In the week ended March 16, applications for unemployment insurance payments increased by 2,000 to 336,000 but remained near a five-year low, the Labor Department said Thursday. Economists surveyed by Reuters expected claims to rise to 342,000. Initial claims from two weeks ago were revised up to 334,000 from an original reading of 332,000.
The four-week moving average, which normally provides a better indication of the underlying trend in labor markets than the weekly number of jobless claims, fell by 7,500 to 339,750.
The number of people filing for benefits after an initial week of aid rose by 5,000 to 3.05 million in the week ended March 9. The continuing claims figure does not include the number of Americans receiving extended benefits under federal programs.
The Fed on Wednesday decided to stick with its $85 billion a month of asset purchases.
Federal Reserve Chairman Ben Bernanke said at a press conference following the two-day meeting of Fed policymakers that the labor market is healing but the central bank will keep its aggressive easing stance until it is shown that the gains are durable.
“We are seeing improvements. I think one thing we would need is to make sure that this is not a temporary improvement,” Bernanke said, adding that the Fed was focused on the outlook for the labor market.
Job gains are of great importance, because they lead to income growth, and that supports consumer spending, which accounts for more than 70 percent of the U.S. economy.

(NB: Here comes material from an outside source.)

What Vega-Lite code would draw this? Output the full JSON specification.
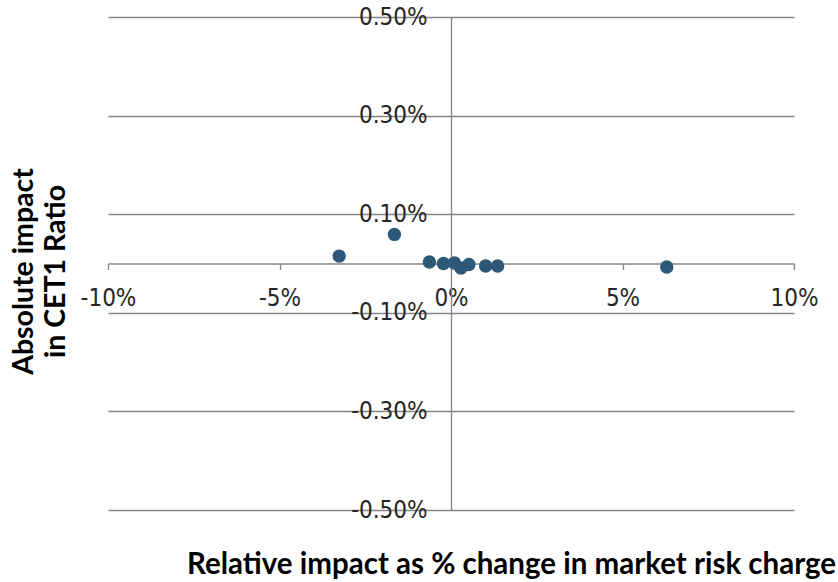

February’s big jump in job gains surprised even optimistic economists, pushing the unemployment rate down to the lowest level in four years. Non-farm payroll employment increased by 236,000 last month, up from a 119,000 increase the month before. Economists polled by Reuters had forecast a gain of 160,000 jobs. The unemployment rate, meanwhile, fell to 7.7 percent from 7.9 percent. The last time the jobless rate was that low was in December 2008.